Plantlife owns and manages, or manages on behalf of the owners, a number of nature reserves. The list below may change over time depending on changing agreements on land ownership and management.

- Long Herdon and Grange Meadows, Buckinghamshire
- Munsary Peatlands, Caithness
- Cae Blaen-dyffryn, Carmarthenshire
- Greena Moor, Cornwall
- Augill Pasture, (Note: Augill Pasture is owned by Plantlife and leased to the Cumbria Wildlife Trust. It is jointly managed by Plantlife and the Trust.) Cumbria
- Deep Dale, Derbyshire
- Ryewater Farm, Dorset
- Caeau Tan y Bwlch, Gwynedd
- Davies Meadows, Herefordshire
- Joan's Hill Farm, Herefordshire
- The Lugg Meadows, Herefordshire
- Moaney and Crawyn's Meadows, Isle of Man
- Queendown Warren, (Note: Queendown Warren is managed by the Kent Wildlife Trust, and part-owned by Plantlife) Kent
- Ranscombe Farm, Kent
- Thompson Meadow, North Yorkshire
- Three Hagges Woodmeadow, North Yorkshire
- Winskill Stones, North Yorkshire
- Seaton Meadows, Rutland
- Skylark Meadows, Somerset
- Side Farm Meadows, Staffordshire
- Winks Meadow, Suffolk
- Furnace Meadow and Brick Kiln Rough, West Sussex
- Stockwood Meadows, Worcestershire

==County Flowers competition==

In 2002 Plantlife ran a competition to select county flowers for all counties of the UK. The general public was invited to vote for the bloom they felt most represented their county. The list was declared in 2004.

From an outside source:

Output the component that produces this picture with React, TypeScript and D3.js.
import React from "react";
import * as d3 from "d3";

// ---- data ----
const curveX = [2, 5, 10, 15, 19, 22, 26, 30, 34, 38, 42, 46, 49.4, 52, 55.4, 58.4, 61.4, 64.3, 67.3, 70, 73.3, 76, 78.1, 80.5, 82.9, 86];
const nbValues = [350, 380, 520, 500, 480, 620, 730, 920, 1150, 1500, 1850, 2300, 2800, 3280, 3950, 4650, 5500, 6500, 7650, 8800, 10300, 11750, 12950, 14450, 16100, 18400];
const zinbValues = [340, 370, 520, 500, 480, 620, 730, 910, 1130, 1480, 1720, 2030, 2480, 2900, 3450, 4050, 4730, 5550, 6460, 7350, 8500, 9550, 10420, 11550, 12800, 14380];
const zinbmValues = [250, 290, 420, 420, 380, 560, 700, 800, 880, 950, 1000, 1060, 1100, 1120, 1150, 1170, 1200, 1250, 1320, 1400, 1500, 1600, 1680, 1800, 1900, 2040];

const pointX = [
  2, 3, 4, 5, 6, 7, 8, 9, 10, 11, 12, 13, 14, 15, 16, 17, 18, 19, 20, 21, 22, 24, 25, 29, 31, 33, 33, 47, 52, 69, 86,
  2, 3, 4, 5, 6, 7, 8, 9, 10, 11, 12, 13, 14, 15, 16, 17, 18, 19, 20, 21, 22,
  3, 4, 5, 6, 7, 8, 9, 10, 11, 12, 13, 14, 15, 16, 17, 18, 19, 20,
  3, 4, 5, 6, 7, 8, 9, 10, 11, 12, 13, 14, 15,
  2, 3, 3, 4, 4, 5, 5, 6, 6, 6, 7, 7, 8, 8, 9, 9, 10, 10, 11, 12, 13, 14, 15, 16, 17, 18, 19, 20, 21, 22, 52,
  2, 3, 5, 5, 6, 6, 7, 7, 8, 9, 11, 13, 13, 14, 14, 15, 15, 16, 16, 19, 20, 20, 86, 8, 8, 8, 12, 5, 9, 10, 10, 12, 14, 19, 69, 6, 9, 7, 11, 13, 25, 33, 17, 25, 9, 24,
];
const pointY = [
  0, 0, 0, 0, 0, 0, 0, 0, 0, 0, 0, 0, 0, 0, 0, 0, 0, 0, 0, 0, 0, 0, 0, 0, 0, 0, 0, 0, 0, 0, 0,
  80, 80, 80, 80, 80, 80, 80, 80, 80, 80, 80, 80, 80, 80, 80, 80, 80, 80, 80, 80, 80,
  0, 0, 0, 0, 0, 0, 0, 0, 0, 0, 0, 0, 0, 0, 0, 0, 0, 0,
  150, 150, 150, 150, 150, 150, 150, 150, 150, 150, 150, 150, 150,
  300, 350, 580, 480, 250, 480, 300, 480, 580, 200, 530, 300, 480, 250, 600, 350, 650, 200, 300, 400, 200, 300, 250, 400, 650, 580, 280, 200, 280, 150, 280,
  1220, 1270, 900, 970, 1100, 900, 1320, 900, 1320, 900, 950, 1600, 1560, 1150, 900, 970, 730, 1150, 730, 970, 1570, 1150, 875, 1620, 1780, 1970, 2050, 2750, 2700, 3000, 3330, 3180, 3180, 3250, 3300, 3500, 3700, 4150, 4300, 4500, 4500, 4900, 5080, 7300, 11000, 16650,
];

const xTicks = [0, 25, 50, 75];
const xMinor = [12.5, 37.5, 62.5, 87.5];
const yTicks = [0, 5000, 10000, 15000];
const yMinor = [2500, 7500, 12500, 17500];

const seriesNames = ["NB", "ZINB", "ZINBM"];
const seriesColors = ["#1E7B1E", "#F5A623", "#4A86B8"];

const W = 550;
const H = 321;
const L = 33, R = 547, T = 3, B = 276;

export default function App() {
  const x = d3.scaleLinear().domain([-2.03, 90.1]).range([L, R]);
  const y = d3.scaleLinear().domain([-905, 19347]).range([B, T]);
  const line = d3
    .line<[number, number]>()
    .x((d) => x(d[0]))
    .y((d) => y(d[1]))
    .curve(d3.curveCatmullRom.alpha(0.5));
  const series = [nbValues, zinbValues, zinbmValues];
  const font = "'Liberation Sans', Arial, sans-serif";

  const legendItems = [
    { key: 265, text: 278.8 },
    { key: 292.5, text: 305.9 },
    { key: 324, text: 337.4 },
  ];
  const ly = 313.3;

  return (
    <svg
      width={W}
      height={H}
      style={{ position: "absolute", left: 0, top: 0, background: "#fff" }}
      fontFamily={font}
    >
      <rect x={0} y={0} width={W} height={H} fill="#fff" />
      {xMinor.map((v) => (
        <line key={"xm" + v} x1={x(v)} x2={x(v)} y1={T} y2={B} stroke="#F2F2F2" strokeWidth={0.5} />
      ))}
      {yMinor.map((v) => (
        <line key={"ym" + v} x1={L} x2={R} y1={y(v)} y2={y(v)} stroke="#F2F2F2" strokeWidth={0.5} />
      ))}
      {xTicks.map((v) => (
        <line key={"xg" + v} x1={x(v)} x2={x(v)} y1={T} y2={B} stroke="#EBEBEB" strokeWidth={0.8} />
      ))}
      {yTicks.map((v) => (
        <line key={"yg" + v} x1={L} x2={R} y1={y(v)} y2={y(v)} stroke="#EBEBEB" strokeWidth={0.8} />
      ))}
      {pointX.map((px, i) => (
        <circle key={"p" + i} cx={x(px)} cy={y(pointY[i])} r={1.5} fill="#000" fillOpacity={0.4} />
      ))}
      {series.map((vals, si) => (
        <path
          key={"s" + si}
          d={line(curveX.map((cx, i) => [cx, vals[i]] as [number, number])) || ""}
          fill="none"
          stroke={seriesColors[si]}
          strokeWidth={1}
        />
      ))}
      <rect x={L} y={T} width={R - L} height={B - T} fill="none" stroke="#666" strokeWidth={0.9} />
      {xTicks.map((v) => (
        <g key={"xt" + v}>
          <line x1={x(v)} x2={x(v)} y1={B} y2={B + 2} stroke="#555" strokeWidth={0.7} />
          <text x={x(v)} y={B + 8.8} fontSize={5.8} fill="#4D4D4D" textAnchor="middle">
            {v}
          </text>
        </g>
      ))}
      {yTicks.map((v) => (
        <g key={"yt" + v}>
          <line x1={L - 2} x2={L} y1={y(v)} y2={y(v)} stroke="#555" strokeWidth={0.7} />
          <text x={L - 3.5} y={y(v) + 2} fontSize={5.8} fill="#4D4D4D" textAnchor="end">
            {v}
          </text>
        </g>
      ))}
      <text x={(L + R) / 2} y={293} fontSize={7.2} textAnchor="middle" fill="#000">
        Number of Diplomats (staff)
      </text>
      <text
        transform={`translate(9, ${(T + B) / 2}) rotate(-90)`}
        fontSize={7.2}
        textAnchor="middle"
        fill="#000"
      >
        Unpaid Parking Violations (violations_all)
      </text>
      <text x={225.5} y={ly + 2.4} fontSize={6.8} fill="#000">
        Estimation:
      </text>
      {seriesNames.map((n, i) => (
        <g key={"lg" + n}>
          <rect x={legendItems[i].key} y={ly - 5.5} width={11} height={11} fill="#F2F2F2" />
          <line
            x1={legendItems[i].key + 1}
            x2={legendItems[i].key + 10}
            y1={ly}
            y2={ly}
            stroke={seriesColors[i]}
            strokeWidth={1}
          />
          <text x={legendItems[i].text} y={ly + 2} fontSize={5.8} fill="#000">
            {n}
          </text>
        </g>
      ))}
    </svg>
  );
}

Although sometimes contested, all have, to date, stuck. The one exception was the county flower of Norfolk: originally Alexanders won the vote. However, a campaign led by the Eastern Daily Press was successful in requesting a change to the poppy, which was felt to be more representative.

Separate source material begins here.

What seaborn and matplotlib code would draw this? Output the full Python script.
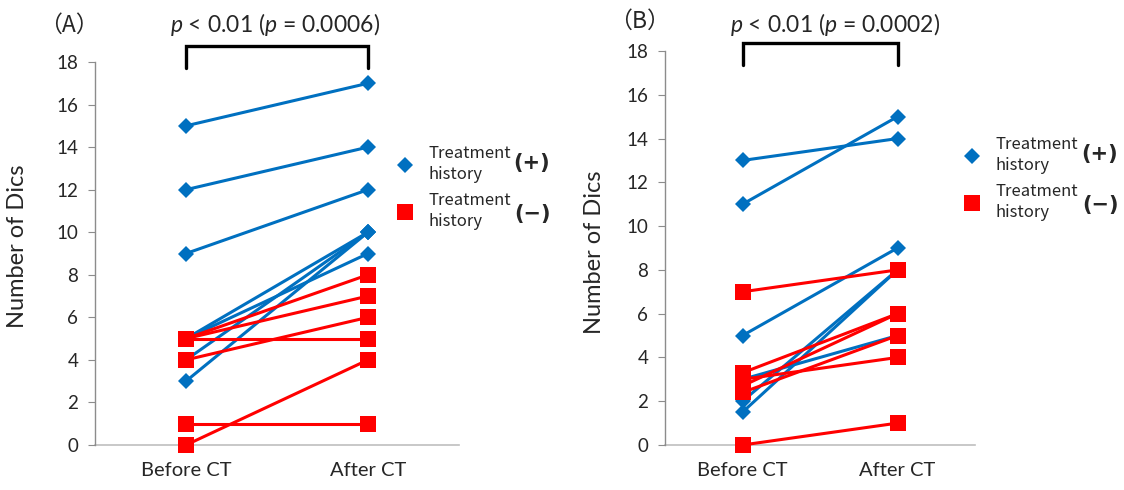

==The Back from the Brink programme==
Plantlife's "Back from the Brink" programme was initiated in 1991. Its intention was to focus conservation efforts on some of the rarest plant species in Britain. It initially concentrated on vascular plants but was extended to cover non-vascular ("lower") plants and fungi. As of 2006, 101 species were covered by the programme. The programme included survey work to establish information about populations of these species, monitoring of populations to identify change over time and the factors relating to this, research into ecological requirements of the species, and site management work aimed at maintaining or restoring habitat conditions suitable for these species.

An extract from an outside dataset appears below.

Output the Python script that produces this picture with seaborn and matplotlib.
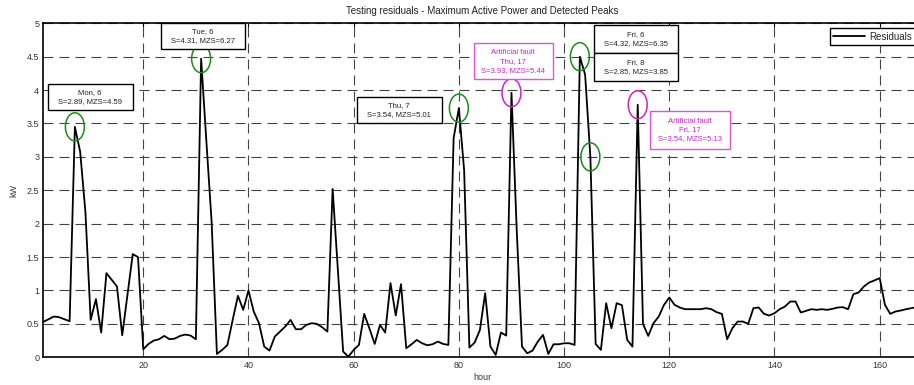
import numpy as np
import pandas as pd
import matplotlib
matplotlib.use('Agg')
import matplotlib.pyplot as plt
import seaborn as sns
from matplotlib.patches import Ellipse, Rectangle

# ---------------- data ----------------
hours = list(range(1, 169))
residuals = [
    0.53, 0.57, 0.61, 0.60, 0.57, 0.54, 3.45, 3.08, 2.18, 0.56,
    0.87, 0.37, 1.26, 1.16, 1.06, 0.33, 0.94, 1.545, 1.50, 0.12,
    0.20, 0.25, 0.27, 0.32, 0.27, 0.28, 0.32, 0.34, 0.325, 0.27,
    4.47, 3.23, 2.02, 0.05, 0.11, 0.185, 0.56, 0.92, 0.71, 1.00,
    0.685, 0.51, 0.16, 0.10, 0.31, 0.385, 0.46, 0.56, 0.42, 0.42,
    0.485, 0.51, 0.50, 0.45, 0.385, 2.52, 1.30, 0.085, 0.01, 0.11,
    0.185, 0.65, 0.43, 0.20, 0.485, 0.37, 1.11, 0.625, 1.095, 0.135,
    0.195, 0.26, 0.21, 0.18, 0.195, 0.235, 0.20, 0.185, 3.28, 3.73,
    2.80, 0.145, 0.22, 0.41, 0.96, 0.16, 0.035, 0.37, 0.325, 3.96,
    1.90, 0.16, 0.06, 0.10, 0.235, 0.335, 0.05, 0.195, 0.195, 0.21,
    0.21, 0.185, 4.50, 4.23, 3.00, 0.20, 0.11, 0.81, 0.435, 0.81,
    0.78, 0.26, 0.16, 3.78, 0.50, 0.32, 0.51, 0.61, 0.785, 0.895,
    0.785, 0.745, 0.72, 0.72, 0.72, 0.72, 0.735, 0.72, 0.675, 0.65,
    0.27, 0.435, 0.535, 0.535, 0.50, 0.735, 0.745, 0.65, 0.625, 0.66,
    0.72, 0.76, 0.835, 0.835, 0.67, 0.695, 0.72, 0.71, 0.72, 0.71,
    0.725, 0.745, 0.75, 0.72, 0.945, 0.97, 1.06, 1.12, 1.15, 1.185,
    0.785, 0.65, 0.685, 0.70, 0.72, 0.735, 0.75, 0.76,
]
assert len(residuals) == len(hours)

detected_peak_hours = [7, 31, 80, 103, 105]
fault_peak_hours = [90, 114]

detected_labels = [
    "Mon, 6\nS=2.89, MZS=4.59",
    "Tue, 6\nS=4.31, MZS=6.27",
    "Thu, 7\nS=3.54, MZS=5.01",
    "Fri, 6\nS=4.32, MZS=6.35",
    "Fri, 8\nS=2.85, MZS=3.85",
]
fault_labels = [
    "Artificial fault\nThu, 17\nS=3.93, MZS=5.44",
    "Artificial fault\nFri, 17\nS=3.54, MZS=5.13",
]

x_ticks = [20, 40, 60, 80, 100, 120, 140, 160]
y_ticks = [0, 0.5, 1, 1.5, 2, 2.5, 3, 3.5, 4, 4.5, 5]
y_tick_labels = ["0", "0.5", "1", "1.5", "2", "2.5", "3", "3.5", "4", "4.5", "5"]

df = pd.DataFrame({"hour": hours, "kW": residuals})

# ---------------- style ----------------
sns.set_style("white")
plt.rcParams['font.family'] = ['Liberation Sans', 'DejaVu Sans']

fig = plt.figure(figsize=(9.14, 3.85), dpi=100)
ax = fig.add_axes([0.0474, 0.072, 0.9611, 0.8675])

sns.lineplot(data=df, x="hour", y="kW", color="black", linewidth=1.3,
             ax=ax, label="Residuals", zorder=3)

ax.set_xlim(1, 168)
ax.set_ylim(0, 5)
ax.set_xticks(x_ticks)
ax.set_xticklabels([str(t) for t in x_ticks])
ax.set_yticks(y_ticks)
ax.set_yticklabels(y_tick_labels)
ax.tick_params(direction='in', length=3, width=0.8, top=True, right=True,
               labelsize=6.5, colors='black', pad=3)
for tl in ax.get_xticklabels() + ax.get_yticklabels():
    tl.set_color('#333333')

ax.grid(True, color='#444444', linestyle=(0, (9, 5.4)), linewidth=0.8)
ax.set_axisbelow(True)
for sp in ax.spines.values():
    sp.set_color('black')
    sp.set_linewidth(1.2)

ax.set_title("Testing residuals - Maximum Active Power and Detected Peaks",
             fontsize=7, color='#222222', pad=7)
ax.set_xlabel("hour", fontsize=6.5, color='#333333', labelpad=2)
ax.set_ylabel("kW", fontsize=6.5, color='#333333', labelpad=6)

# ---------------- peak ellipses ----------------
green = '#1a8c1a'
magenta = '#cc22cc'
for h in detected_peak_hours:
    ax.add_patch(Ellipse((h, residuals[h - 1]), width=3.6, height=0.42,
                         fill=False, edgecolor=green, linewidth=1.1, zorder=4))
for h in fault_peak_hours:
    ax.add_patch(Ellipse((h, residuals[h - 1]), width=3.6, height=0.42,
                         fill=False, edgecolor=magenta, linewidth=1.1, zorder=4))

# ---------------- text boxes ----------------
detected_boxes = [  # (x0, x1, y0, y1)
    (1.8, 18.0, 3.70, 4.09),
    (23.3, 39.3, 4.61, 5.0),
    (60.6, 76.7, 3.51, 3.90),
    (105.6, 121.7, 4.56, 4.97),
    (105.6, 121.7, 4.13, 4.55),
]
fault_boxes = [
    (82.9, 97.8, 4.16, 4.70),
    (116.3, 131.5, 3.12, 3.69),
]

def draw_box(box, label, edge, tcolor):
    x0, x1, y0, y1 = box
    ax.add_patch(Rectangle((x0, y0), x1 - x0, y1 - y0, facecolor='white',
                           edgecolor=edge, linewidth=1.0, zorder=5,
                           clip_on=False))
    ax.text((x0 + x1) / 2, (y0 + y1) / 2, label, ha='center', va='center',
            fontsize=5.5, color=tcolor, linespacing=1.35, zorder=6)

for b, lab in zip(detected_boxes, detected_labels):
    draw_box(b, lab, 'black', '#222222')
for b, lab in zip(fault_boxes, fault_labels):
    draw_box(b, lab, '#dd55dd', magenta)

leg = ax.legend(loc='upper right', bbox_to_anchor=(0.993, 0.985),
                fontsize=7, frameon=True, fancybox=False, framealpha=1,
                edgecolor='black', handlelength=3.2, borderpad=0.35,
                borderaxespad=0.0, handletextpad=0.5)
leg.get_frame().set_linewidth(1.0)
leg.set_zorder(7)

fig.savefig("out.png", dpi=100)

Since 2008 the programme has gradually expanded to include a much larger list of species, this is in response to the publication of both the UK Red List and UK Biodiversity Action Plan. To effectively deliver conservation of an ever expanding list of rare species the work will be directed at habitats, where it is hoped that suites of species will respond.

==Important Plant Areas==
In 2007, Plantlife announced the establishment of 150 Important Plant Areas (or IPAs) across the UK. These areas were nominated for their internationally important wild plant populations. Since then they have been actively raising awareness of these ecologically important habitats and encouraging their long-term protection and improvement through the adoption of an 'ecosystem-based' conservation approach.

The IPA programme is endorsed by national conservation organisations including the RSPB and the Wildlife Trusts, and also by UK government bodies including Natural England, Scottish Natural Heritage and the Countryside Council for Wales.

Plantlife's international team has had some success in spreading the concept abroad.

==No Mow May==
The No Mow May initiative encourages gardeners in the UK to not mow their lawn in the month of May so that plant diversity is increased and nectar can be produced for insects.